Greek Leftists of the radical Left Syriza party of former Prime Minister Alexis Tsipras led in Sunday’s snap national polls, according to estimates based on the first official results released by the interior ministry.
The polls were the second conducted in the debt-laden country since January, Xinhua reported.
Syriza led by 35.5 percent of votes against 28 percent for the conservatives of the New Democracy (ND) party, with 30 percent of votes counted as of now.
Exit polls released earlier with the closing of the ballots by five polling firms for national broadcaster ERT and private channels gave Syriza 30-34 percent of votes versus 28.5-32.5 percent for ND.
The two parties had secured 36.3 percent and 27.8 percent respectively in January’s national polls.
Evangelos Meimarakis, ND’s leader, admitted defeat and congratulated Syriza, speaking to media after the release of the exit polls.
If projections are reaffirmed by the final results expected on Monday, Syriza falls far short of securing the needed threshold to form a one-party government and therefore will be forced to seek alliances, as it happened after the January 25 elections that brought the Leftists in office for first time in Greece’s modern history.
According to the estimate, the ultra-Right Golden Dawn remains the third largest party also in the new assembly, garnering 7.1 percent of votes up from 6.3 percent in January’s ballot.
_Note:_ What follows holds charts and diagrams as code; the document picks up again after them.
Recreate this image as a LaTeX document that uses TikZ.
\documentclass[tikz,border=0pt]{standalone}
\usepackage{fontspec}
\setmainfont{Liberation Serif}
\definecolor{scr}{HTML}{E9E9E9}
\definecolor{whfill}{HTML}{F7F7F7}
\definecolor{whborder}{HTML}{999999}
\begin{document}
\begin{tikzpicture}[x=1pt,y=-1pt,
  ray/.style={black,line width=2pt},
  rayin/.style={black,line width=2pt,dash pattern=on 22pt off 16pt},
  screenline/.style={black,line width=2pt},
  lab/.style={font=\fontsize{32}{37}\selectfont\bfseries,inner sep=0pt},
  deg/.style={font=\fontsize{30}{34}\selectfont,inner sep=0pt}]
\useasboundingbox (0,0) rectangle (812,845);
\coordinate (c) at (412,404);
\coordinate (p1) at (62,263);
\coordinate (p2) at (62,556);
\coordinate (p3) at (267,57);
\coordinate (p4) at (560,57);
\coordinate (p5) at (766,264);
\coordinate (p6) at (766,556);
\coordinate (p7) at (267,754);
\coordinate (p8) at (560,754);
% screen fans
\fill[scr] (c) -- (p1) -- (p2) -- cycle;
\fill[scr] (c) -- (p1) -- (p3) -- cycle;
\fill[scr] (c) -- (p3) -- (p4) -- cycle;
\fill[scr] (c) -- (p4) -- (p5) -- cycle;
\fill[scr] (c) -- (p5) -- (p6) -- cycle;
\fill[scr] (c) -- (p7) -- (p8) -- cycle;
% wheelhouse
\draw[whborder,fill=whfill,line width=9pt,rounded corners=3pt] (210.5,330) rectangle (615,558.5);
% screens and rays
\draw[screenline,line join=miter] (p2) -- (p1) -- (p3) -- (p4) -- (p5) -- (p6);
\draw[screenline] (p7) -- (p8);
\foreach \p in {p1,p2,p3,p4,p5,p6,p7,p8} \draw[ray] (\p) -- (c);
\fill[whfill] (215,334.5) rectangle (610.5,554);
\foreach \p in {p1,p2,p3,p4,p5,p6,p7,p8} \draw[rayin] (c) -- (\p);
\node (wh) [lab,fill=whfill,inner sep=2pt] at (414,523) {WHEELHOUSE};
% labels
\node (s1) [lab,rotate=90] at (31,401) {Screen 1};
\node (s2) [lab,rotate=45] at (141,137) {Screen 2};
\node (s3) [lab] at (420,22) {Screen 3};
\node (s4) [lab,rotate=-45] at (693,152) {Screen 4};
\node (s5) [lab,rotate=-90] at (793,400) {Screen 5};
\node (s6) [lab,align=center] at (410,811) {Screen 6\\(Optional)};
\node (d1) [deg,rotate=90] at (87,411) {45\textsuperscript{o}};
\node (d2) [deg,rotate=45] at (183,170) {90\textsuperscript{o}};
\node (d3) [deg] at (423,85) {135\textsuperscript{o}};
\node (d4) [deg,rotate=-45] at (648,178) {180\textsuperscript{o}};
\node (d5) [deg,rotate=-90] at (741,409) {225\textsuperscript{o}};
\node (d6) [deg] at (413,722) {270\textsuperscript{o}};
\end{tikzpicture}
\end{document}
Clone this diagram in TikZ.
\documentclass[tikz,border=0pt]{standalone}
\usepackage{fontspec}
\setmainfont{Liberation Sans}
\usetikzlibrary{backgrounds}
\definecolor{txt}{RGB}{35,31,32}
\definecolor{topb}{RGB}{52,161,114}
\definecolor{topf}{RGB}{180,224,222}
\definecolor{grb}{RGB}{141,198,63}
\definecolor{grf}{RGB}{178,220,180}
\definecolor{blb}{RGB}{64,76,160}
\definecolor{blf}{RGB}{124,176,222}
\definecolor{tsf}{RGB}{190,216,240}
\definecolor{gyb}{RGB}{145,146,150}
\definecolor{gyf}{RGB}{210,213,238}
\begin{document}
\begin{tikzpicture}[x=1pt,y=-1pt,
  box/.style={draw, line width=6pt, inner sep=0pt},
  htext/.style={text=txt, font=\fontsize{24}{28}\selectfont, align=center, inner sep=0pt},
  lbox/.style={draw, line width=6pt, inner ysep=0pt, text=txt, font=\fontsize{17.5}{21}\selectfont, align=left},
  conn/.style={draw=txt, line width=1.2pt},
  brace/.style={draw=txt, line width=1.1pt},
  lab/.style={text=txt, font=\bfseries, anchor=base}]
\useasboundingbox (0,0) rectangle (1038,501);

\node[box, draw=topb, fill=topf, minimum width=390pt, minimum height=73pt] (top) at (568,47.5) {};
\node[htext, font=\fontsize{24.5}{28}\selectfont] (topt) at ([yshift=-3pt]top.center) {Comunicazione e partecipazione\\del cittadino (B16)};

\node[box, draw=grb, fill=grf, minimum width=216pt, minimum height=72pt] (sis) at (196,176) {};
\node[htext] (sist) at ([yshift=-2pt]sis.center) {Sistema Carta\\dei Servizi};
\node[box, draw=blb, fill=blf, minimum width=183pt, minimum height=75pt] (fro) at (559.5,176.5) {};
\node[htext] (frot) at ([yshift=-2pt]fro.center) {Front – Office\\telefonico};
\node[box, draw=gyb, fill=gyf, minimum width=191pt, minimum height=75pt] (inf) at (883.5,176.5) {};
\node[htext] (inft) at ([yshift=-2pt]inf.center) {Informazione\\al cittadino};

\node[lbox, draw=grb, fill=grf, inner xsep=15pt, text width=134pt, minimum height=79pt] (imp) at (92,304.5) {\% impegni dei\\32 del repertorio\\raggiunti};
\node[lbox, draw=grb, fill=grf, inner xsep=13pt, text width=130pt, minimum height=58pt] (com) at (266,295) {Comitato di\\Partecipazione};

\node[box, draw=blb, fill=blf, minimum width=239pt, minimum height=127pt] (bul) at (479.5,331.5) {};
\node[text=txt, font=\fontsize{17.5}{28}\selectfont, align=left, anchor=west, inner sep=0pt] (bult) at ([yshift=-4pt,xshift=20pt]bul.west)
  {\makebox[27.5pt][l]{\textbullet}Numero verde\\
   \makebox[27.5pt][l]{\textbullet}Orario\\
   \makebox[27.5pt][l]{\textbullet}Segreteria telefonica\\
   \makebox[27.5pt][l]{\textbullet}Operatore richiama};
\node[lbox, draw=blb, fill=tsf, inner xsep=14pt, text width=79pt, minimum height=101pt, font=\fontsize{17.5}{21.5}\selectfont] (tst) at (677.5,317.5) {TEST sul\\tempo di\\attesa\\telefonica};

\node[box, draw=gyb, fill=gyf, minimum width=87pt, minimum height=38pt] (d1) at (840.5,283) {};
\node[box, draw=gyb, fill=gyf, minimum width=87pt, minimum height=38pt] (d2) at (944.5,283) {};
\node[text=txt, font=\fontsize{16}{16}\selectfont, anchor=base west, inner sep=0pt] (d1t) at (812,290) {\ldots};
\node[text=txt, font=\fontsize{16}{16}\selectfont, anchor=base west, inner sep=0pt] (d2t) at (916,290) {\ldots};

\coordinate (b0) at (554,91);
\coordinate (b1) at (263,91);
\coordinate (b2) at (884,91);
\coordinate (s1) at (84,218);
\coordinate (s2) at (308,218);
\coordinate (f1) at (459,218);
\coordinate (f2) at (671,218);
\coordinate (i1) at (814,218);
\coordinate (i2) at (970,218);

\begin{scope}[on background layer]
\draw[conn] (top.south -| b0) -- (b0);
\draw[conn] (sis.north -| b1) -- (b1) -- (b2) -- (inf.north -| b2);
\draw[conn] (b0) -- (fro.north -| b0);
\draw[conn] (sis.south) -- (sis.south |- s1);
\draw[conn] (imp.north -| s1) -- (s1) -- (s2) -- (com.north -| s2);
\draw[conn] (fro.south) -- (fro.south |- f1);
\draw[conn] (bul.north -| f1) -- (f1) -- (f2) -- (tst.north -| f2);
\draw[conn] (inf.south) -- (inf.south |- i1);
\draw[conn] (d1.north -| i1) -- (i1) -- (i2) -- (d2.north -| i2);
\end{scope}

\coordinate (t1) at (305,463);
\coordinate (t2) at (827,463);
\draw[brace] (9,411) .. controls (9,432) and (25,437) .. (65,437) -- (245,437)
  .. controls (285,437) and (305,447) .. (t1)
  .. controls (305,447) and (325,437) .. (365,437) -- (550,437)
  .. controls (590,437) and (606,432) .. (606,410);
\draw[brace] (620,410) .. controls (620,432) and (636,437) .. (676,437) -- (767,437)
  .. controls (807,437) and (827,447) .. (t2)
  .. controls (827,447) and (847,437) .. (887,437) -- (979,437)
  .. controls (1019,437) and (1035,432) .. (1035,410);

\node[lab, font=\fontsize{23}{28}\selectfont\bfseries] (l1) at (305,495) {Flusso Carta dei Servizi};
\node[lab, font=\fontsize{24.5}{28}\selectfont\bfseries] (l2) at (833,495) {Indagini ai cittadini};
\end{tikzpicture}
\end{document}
It was followed by the socialists of Pasok who were running with the Democratic Left this time. According to the projection, they win 6.4 percent of the vote and were trailed by the Communist party KKE which gets 5.5 percent.
The centrist Potami (River) secures about 4 percent of votes, the Right-wing Independent Greeks (ANEL) party which co-ruled with Syriza until August 3.7 percent of votes, and the Centre-Left Union of Centrists, a party which had marginal influence over the past two decades 3.4 percent.
The anti-bailout and pro-drachma Popular Unity party that was formed in late August by former Syriza MPs would most likely fail to enter the new assembly, garnering less than the three percent threshold needed under the county’s electoral system.
Politicians, pollsters, political analysts and media commentators noted that Tsipras will most certainly seek to strike a coalition government with Anel, but the two parties on their own will hold a slim majority.
Subsequently, the addition of a third junior partner — perhaps Pasok-Democratic Left — could not be excluded.
Commentators also stressed the high percentage of abstention as an index of the rising frustration of the Greek electorate with the conduction of six national elections in the past six years and the policies of most political parties.
According to the first estimate of the interior ministry, at least 45 percent of the 9.8 million eligible Greek voters did not show up at polling stations.
Despite disappointment over Syriza’s u-turn this summer, most Greeks seem to have been persuaded that the Leftists could soften the impact of the forthcoming new round of austerity under the third bailout commitments in comparison to the Conservatives.
In January, the party won, pledging an outright end to austerity and bailouts.
In the summer, faced with the threat of disorderly bankruptcy, Grexit, and after the closure of banks and the introduction of capital controls, Syriza signed a new harsh three-year bailout with Greece’s international lenders.